#### Problem:
Using the material below, copy every line where "this" appears.

#### Material shown:
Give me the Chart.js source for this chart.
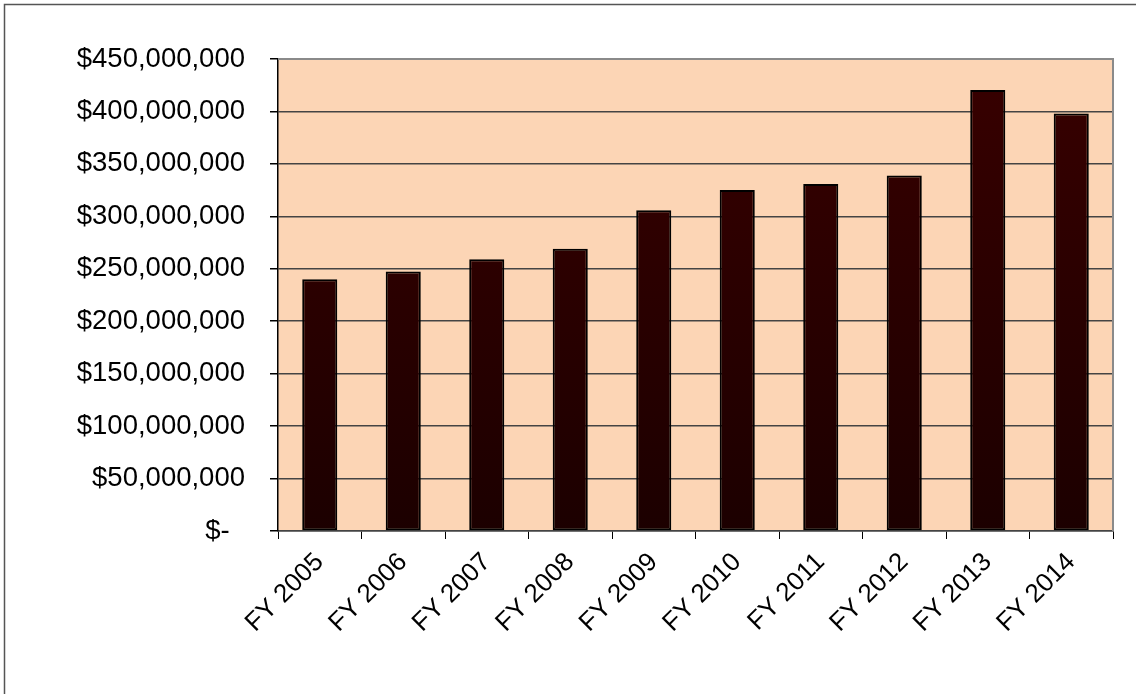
<!DOCTYPE html>
<html>
<head>
<meta charset="utf-8">
<script src="https://cdn.jsdelivr.net/npm/chart.js@4/dist/chart.umd.min.js"></script>
<style>
  html, body { margin: 0; padding: 0; background: #ffffff; }
  #wrap { width: 1136px; height: 694px; position: relative; }
</style>
</head>
<body>
<div id="wrap"><canvas id="c" width="1136" height="694"></canvas></div>
<script>
// Annual funding by fiscal year
const categories = ['FY 2005', 'FY 2006', 'FY 2007', 'FY 2008', 'FY 2009',
                    'FY 2010', 'FY 2011', 'FY 2012', 'FY 2013', 'FY 2014'];
const amounts = [240000000, 247500000, 259000000, 269000000, 305700000,
                 325000000, 330800000, 339000000, 420500000, 398000000];
const yTicks = { min: 0, max: 450000000, step: 50000000 };

const FAMILY = '"Liberation Sans", Arial, sans-serif';
const X_FONT = { family: FAMILY, size: 26 };
const Y_FONT = { family: FAMILY, size: 27.5 };

function money(v) {
  if (v === 0) return '$-  ';
  return '$' + Math.round(v).toLocaleString('en-US');
}

// Dark maroon bars fading slightly toward the base
function barFill(ctx) {
  const chart = ctx.chart;
  const area = chart.chartArea;
  if (!area) return '#300000';
  const g = chart.ctx.createLinearGradient(0, area.top, 0, area.bottom);
  g.addColorStop(0, '#380000');
  g.addColorStop(1, '#1c0000');
  return g;
}

// Peach plot background plus the frame lines around the chart
const frame = {
  id: 'frame',
  beforeDraw(chart) {
    const { ctx, chartArea: a } = chart;
    ctx.save();
    ctx.fillStyle = '#fcd5b5';
    ctx.fillRect(a.left, a.top, a.right - a.left, a.bottom - a.top);
    ctx.restore();
  },
  afterDraw(chart) {
    const { ctx, chartArea: a } = chart;
    ctx.save();
    ctx.strokeStyle = '#8a8a8a';
    ctx.lineWidth = 2;
    ctx.beginPath();
    ctx.moveTo(a.left, a.top);
    ctx.lineTo(a.right, a.top);
    ctx.lineTo(a.right, a.bottom);
    ctx.stroke();
    // outer chart border
    ctx.strokeStyle = '#555555';
    ctx.lineWidth = 1.5;
    ctx.beginPath();
    ctx.moveTo(4.5, 694);
    ctx.lineTo(4.5, 4.5);
    ctx.lineTo(1136, 4.5);
    ctx.stroke();
    ctx.restore();
  }
};

new Chart(document.getElementById('c'), {
  type: 'bar',
  data: {
    labels: categories,
    datasets: [{
      data: amounts,
      backgroundColor: barFill,
      borderColor: '#000000',
      borderWidth: 2,
      borderSkipped: false,
      barPercentage: 0.42,
      categoryPercentage: 1.0
    }]
  },
  options: {
    responsive: false,
    animation: false,
    devicePixelRatio: 1,
    layout: { padding: { left: 0, top: 59, right: 23, bottom: 0 } },
    plugins: { legend: { display: false }, tooltip: { enabled: false } },
    scales: {
      x: {
        grid: { display: true, drawOnChartArea: false, drawTicks: true, tickLength: 8, color: '#000000', offset: true },
        border: { display: true, color: '#444444', width: 1.5 },
        ticks: { color: '#000000', font: X_FONT, minRotation: 45, maxRotation: 45, padding: 8, autoSkip: false },
        afterFit(scale) { scale.height = 163; }
      },
      y: {
        min: yTicks.min,
        max: yTicks.max,
        grid: { color: '#444444', lineWidth: 1.5, tickLength: 8, tickColor: '#000000' },
        border: { display: true, color: '#000000', width: 1.5 },
        ticks: { stepSize: yTicks.step, color: '#000000', font: Y_FONT, padding: 25, callback: money },
        afterFit(scale) { scale.width = 278; }
      }
    }
  },
  plugins: [frame]
});
</script>
</body>
</html>
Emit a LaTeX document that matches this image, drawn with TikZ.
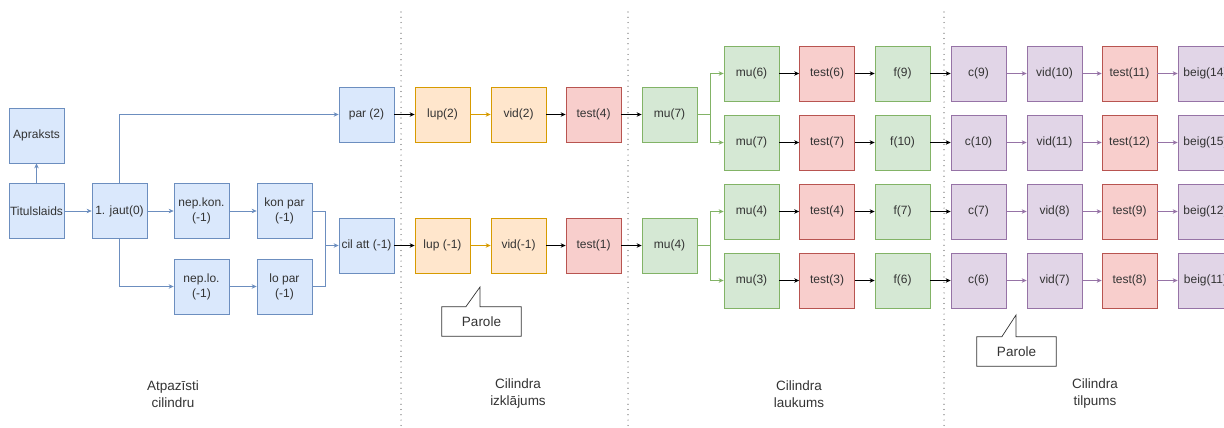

#### Answer below:
Give me the Chart.js source for this chart.
Emit a LaTeX document that matches this image, drawn with TikZ.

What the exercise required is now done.